» TASK INSTRUCTIONS:
Return only those lines from the line containing "What Plotly.js code" to the line containing "const xTickVals = [0,10,20,30,40];", both included, and please omit the pictures.

» RECORD EXCERPTS:
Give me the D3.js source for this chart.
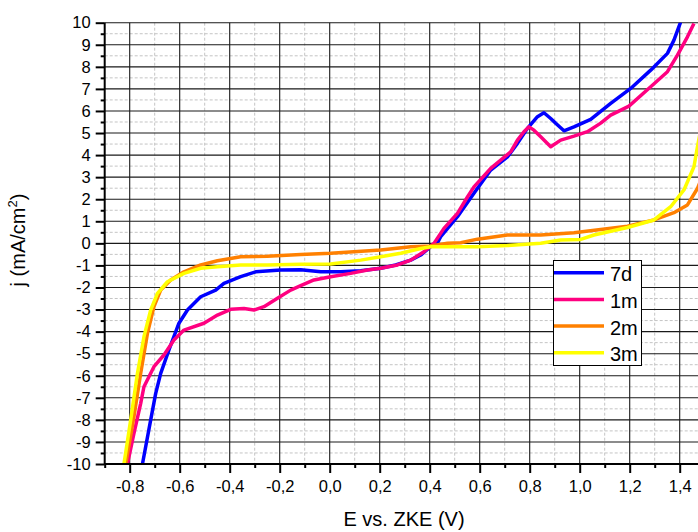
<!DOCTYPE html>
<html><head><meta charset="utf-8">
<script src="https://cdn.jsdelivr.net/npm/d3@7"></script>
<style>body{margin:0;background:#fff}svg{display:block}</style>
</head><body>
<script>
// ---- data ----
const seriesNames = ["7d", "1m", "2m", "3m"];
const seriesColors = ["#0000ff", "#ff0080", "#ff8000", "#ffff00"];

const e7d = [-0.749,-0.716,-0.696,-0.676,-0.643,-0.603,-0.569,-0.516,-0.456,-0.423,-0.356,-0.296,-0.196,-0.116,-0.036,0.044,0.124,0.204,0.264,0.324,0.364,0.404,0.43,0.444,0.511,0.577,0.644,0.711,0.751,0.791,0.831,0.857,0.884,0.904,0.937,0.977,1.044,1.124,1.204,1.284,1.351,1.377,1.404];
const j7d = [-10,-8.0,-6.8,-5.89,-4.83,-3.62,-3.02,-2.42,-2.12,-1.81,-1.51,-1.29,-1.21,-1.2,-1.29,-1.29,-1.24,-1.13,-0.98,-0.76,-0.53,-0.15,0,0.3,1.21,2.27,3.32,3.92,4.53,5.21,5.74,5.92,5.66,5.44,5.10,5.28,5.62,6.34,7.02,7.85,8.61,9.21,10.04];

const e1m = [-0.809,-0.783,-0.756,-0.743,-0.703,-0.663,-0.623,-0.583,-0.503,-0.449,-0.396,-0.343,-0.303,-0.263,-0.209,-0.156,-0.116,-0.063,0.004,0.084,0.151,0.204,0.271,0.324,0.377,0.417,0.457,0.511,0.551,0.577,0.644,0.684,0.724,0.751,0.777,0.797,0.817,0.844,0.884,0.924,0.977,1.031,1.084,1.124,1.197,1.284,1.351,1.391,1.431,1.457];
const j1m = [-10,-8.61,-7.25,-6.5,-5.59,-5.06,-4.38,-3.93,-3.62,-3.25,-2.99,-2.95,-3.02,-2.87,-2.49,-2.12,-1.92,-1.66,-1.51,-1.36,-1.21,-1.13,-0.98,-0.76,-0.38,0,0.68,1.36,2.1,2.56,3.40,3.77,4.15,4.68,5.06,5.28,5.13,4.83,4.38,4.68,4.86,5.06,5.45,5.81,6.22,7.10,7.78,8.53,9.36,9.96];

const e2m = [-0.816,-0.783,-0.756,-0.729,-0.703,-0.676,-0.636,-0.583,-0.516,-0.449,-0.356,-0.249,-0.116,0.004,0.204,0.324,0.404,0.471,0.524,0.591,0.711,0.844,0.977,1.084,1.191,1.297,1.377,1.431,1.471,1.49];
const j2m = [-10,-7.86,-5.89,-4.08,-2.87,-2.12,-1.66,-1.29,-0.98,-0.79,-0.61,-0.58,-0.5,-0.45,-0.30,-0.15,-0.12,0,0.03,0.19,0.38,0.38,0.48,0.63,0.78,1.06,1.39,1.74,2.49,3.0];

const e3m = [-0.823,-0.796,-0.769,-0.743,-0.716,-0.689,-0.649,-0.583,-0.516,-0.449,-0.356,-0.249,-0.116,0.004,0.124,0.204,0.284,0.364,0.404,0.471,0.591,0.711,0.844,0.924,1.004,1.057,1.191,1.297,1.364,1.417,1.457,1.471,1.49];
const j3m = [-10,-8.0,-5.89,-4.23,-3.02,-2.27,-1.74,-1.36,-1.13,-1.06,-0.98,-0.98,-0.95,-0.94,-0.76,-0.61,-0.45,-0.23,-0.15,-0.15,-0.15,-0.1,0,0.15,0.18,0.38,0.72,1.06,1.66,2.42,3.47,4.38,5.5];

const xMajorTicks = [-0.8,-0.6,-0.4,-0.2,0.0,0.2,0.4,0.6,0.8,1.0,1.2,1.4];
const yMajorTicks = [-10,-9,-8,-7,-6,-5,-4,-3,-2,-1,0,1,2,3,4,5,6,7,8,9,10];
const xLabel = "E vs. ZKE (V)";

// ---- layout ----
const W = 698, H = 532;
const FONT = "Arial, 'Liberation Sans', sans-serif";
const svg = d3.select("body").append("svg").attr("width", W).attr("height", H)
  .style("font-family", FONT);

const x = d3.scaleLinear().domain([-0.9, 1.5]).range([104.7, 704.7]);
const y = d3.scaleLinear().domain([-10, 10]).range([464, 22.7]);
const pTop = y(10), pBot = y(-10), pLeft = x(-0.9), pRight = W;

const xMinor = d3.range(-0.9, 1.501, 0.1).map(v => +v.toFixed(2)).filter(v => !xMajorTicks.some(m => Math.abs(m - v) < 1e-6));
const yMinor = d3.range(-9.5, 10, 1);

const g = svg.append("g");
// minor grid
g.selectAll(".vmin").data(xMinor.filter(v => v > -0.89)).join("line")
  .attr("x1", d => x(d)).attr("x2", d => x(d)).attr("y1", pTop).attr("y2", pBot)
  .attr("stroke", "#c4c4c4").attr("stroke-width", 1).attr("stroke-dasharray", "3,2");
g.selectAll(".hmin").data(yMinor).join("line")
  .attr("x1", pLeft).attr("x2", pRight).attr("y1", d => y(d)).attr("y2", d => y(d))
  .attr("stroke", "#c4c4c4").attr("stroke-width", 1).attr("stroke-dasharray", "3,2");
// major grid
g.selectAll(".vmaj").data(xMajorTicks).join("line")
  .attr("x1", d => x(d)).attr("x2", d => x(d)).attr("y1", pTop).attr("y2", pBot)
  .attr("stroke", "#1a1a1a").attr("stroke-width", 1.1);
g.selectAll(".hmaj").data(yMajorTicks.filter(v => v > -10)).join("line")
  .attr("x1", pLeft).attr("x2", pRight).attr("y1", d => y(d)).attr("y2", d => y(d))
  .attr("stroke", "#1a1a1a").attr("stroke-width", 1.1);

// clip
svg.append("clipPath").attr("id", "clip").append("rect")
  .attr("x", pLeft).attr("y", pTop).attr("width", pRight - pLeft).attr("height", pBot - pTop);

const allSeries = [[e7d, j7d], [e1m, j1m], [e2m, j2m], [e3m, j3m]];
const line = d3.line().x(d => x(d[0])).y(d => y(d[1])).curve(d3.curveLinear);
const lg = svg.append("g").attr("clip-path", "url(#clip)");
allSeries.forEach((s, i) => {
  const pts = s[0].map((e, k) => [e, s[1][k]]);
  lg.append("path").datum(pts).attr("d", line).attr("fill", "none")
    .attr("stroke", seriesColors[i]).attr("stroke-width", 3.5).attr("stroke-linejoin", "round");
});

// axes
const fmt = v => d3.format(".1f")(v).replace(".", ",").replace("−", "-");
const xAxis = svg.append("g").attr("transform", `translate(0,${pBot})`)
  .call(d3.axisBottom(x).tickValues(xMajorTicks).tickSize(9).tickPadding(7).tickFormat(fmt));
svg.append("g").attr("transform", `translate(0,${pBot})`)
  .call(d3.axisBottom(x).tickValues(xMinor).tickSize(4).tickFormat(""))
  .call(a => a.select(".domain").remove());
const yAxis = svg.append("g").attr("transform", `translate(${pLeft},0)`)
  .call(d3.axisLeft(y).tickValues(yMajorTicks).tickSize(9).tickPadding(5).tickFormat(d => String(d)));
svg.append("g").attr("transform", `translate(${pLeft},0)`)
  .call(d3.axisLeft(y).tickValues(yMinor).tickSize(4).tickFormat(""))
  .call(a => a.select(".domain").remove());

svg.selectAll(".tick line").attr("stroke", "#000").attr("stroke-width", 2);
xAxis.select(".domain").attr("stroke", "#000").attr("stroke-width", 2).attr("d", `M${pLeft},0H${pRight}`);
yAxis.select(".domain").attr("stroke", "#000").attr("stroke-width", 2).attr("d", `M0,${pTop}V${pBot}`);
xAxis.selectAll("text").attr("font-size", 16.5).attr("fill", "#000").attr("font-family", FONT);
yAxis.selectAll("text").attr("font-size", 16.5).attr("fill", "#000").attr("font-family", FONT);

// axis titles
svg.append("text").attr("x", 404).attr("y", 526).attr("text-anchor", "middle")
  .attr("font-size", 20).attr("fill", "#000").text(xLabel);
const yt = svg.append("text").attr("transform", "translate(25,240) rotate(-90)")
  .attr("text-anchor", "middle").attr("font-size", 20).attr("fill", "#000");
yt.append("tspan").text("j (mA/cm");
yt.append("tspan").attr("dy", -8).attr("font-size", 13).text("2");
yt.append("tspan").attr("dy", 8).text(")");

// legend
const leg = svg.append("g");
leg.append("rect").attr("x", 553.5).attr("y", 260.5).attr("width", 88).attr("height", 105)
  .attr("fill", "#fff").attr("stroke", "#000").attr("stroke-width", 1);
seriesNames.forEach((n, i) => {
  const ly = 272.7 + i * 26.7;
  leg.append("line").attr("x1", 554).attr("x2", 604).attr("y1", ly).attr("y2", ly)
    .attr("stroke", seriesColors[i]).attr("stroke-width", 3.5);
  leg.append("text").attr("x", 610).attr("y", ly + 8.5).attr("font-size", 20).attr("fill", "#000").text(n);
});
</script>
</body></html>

* * *

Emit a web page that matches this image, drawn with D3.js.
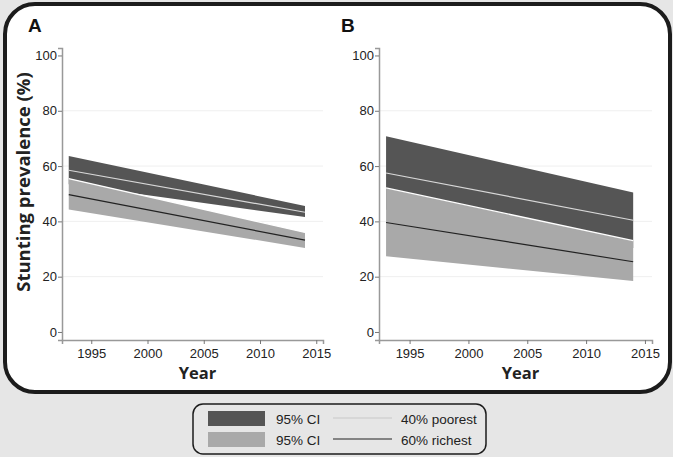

* * *

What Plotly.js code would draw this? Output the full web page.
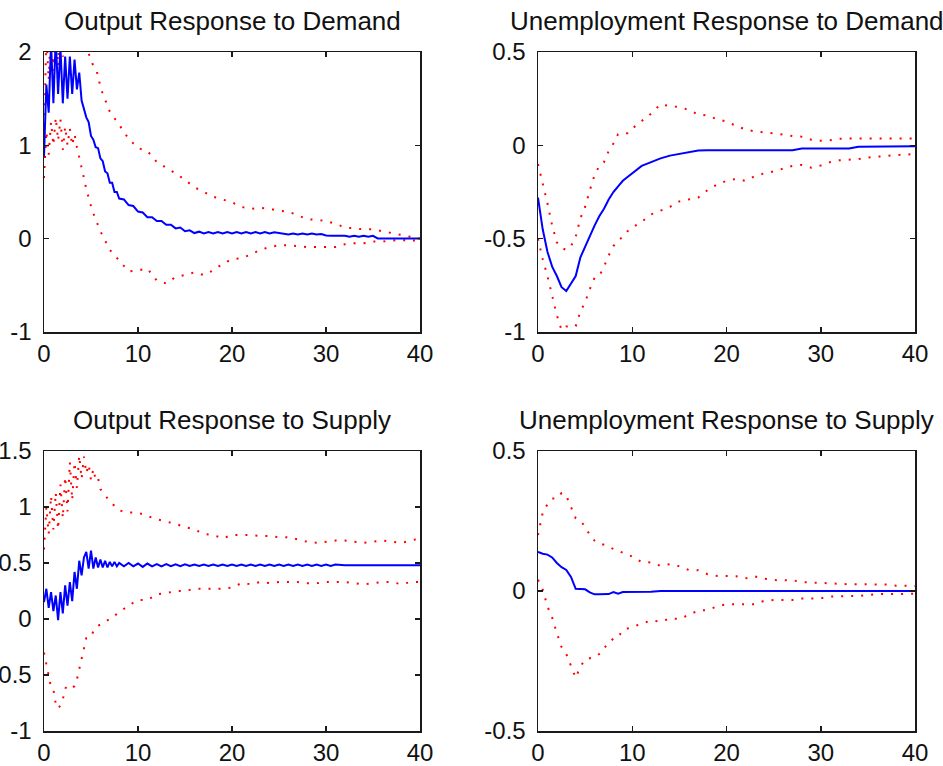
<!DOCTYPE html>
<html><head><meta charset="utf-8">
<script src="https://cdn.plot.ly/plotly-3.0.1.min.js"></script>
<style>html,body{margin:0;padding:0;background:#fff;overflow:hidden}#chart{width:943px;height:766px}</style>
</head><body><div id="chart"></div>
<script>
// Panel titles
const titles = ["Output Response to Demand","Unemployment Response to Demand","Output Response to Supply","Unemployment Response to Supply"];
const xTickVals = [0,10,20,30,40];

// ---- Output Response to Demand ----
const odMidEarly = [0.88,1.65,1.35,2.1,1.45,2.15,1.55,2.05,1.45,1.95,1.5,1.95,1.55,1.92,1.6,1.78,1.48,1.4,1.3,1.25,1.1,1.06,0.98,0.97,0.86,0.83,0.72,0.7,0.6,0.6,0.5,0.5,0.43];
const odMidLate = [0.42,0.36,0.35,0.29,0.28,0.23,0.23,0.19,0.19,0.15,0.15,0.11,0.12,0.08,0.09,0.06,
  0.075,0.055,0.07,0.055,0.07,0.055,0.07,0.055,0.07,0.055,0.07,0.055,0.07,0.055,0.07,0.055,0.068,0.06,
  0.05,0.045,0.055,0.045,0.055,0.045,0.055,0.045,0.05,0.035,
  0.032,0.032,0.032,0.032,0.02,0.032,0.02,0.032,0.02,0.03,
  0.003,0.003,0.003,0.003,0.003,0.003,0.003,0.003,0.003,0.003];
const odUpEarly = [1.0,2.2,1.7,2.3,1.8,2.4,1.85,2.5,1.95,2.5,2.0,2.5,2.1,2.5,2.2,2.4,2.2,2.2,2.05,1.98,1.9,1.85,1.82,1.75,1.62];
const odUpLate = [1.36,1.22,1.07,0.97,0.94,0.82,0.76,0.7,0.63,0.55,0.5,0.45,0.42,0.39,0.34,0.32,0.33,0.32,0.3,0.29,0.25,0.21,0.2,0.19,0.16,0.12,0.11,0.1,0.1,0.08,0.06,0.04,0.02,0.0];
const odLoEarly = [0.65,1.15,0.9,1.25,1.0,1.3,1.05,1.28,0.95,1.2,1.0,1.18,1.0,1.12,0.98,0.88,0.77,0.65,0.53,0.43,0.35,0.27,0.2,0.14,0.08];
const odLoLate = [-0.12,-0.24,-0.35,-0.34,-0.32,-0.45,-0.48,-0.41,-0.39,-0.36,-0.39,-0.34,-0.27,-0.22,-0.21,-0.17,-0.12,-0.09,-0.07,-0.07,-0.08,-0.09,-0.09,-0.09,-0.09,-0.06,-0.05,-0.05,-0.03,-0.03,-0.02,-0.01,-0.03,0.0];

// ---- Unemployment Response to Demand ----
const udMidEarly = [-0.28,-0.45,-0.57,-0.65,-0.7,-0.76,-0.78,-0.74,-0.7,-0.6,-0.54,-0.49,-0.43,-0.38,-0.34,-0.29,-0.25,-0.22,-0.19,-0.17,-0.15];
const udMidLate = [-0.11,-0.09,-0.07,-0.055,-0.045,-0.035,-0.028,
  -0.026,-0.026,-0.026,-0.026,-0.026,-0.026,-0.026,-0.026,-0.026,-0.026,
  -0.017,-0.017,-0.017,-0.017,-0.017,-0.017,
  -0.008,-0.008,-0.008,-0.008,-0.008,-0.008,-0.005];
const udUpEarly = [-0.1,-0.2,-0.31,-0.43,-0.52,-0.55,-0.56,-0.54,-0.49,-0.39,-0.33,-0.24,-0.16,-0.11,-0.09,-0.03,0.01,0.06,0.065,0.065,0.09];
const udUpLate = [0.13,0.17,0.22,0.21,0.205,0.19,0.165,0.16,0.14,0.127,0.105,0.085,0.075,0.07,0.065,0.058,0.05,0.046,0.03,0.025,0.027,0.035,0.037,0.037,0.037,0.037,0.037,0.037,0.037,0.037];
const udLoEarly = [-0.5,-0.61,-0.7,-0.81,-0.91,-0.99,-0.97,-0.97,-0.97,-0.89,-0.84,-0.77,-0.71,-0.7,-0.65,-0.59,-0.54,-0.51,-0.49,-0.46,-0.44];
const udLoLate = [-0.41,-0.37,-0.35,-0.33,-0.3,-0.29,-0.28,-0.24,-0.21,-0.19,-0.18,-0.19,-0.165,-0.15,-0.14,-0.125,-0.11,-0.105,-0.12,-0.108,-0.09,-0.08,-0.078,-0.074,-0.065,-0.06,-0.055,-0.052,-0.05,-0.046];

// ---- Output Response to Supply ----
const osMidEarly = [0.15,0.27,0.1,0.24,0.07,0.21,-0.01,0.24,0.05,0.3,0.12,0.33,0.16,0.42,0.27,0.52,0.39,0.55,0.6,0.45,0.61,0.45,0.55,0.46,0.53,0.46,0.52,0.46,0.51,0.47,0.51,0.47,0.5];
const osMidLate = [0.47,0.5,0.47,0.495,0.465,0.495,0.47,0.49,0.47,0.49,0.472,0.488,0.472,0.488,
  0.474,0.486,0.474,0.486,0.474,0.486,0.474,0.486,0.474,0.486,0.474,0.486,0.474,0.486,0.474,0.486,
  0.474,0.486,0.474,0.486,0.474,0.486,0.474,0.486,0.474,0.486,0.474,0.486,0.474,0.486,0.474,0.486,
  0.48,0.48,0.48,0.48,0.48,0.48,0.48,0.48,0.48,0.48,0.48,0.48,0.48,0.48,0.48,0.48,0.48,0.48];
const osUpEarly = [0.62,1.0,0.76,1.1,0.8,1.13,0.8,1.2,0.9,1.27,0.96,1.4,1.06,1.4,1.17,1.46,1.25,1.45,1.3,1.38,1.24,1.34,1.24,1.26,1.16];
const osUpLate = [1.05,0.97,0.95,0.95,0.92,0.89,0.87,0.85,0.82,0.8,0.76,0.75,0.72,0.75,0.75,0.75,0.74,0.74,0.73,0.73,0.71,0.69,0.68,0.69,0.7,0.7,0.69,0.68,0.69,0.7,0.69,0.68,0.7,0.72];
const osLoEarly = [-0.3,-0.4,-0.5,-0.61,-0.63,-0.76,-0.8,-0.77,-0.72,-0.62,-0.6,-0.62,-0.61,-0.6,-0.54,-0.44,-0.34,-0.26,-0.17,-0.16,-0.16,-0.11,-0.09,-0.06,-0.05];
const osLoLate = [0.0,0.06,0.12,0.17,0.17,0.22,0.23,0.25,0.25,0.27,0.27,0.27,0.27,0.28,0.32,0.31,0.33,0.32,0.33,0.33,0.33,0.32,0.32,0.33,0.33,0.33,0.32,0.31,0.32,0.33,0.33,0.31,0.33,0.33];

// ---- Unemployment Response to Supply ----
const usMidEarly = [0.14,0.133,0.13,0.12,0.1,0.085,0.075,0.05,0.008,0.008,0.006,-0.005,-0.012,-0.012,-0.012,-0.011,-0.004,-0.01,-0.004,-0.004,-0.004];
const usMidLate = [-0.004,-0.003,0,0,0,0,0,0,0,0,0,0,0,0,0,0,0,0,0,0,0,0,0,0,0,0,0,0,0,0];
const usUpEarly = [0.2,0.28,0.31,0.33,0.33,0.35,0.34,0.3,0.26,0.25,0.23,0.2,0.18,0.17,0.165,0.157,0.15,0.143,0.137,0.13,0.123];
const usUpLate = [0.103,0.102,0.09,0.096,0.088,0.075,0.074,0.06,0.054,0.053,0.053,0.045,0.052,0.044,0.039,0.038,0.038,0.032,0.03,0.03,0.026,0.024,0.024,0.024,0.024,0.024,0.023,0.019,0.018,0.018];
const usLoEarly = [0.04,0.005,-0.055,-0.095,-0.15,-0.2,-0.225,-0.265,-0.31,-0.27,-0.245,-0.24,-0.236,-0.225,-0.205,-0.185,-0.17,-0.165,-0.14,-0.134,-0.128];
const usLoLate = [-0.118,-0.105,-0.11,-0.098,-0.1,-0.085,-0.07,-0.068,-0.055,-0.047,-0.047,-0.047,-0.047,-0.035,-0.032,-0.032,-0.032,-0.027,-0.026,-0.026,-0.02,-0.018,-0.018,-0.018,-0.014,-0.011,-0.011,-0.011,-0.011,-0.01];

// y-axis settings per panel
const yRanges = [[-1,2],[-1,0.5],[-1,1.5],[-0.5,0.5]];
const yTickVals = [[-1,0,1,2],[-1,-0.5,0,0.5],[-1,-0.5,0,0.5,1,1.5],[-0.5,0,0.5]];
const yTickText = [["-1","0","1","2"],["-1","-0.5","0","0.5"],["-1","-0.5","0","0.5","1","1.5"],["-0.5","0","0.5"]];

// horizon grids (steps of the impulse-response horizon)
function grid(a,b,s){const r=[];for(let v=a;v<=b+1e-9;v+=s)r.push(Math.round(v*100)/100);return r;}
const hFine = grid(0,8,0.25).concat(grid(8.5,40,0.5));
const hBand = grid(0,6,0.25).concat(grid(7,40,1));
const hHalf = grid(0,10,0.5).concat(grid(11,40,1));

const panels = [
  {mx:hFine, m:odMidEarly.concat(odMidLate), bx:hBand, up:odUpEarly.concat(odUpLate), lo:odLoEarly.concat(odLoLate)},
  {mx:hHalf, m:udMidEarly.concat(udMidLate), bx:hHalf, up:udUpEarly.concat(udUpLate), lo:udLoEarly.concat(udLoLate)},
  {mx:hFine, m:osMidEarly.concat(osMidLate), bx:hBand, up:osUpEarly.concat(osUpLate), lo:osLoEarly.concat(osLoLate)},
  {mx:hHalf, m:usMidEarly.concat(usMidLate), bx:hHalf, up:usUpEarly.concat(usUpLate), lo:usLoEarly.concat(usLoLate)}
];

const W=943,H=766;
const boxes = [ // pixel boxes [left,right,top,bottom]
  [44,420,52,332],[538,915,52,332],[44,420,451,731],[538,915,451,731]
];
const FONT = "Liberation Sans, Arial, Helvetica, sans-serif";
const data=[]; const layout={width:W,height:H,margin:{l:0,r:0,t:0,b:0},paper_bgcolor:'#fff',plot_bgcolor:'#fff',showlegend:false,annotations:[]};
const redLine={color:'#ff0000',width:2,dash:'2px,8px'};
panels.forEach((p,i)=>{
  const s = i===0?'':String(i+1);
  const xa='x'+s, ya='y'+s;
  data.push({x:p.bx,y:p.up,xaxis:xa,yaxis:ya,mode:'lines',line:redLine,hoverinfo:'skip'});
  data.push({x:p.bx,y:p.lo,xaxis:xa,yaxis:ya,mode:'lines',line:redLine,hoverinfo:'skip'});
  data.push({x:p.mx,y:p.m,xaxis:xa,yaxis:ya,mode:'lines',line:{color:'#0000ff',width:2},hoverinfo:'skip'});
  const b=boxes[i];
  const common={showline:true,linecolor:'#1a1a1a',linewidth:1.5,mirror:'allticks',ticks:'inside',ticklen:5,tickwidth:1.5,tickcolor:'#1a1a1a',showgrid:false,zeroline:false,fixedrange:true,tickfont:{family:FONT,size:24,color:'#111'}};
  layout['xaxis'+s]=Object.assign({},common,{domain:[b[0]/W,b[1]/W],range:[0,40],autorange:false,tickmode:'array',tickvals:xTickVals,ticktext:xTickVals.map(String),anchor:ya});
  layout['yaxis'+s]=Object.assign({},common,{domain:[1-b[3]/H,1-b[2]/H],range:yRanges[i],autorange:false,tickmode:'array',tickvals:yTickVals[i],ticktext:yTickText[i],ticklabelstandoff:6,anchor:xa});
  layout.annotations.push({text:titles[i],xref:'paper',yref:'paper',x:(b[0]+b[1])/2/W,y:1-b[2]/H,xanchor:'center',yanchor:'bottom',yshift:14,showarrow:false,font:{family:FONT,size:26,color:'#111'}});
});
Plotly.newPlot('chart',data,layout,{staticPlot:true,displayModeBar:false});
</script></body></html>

» THE REPLY:
What Plotly.js code would draw this? Output the full web page.
<!DOCTYPE html>
<html><head><meta charset="utf-8">
<script src="https://cdn.plot.ly/plotly-3.0.1.min.js"></script>
<style>html,body{margin:0;padding:0;background:#fff;overflow:hidden}#chart{width:943px;height:766px}</style>
</head><body><div id="chart"></div>
<script>
// Panel titles
const titles = ["Output Response to Demand","Unemployment Response to Demand","Output Response to Supply","Unemployment Response to Supply"];
const xTickVals = [0,10,20,30,40];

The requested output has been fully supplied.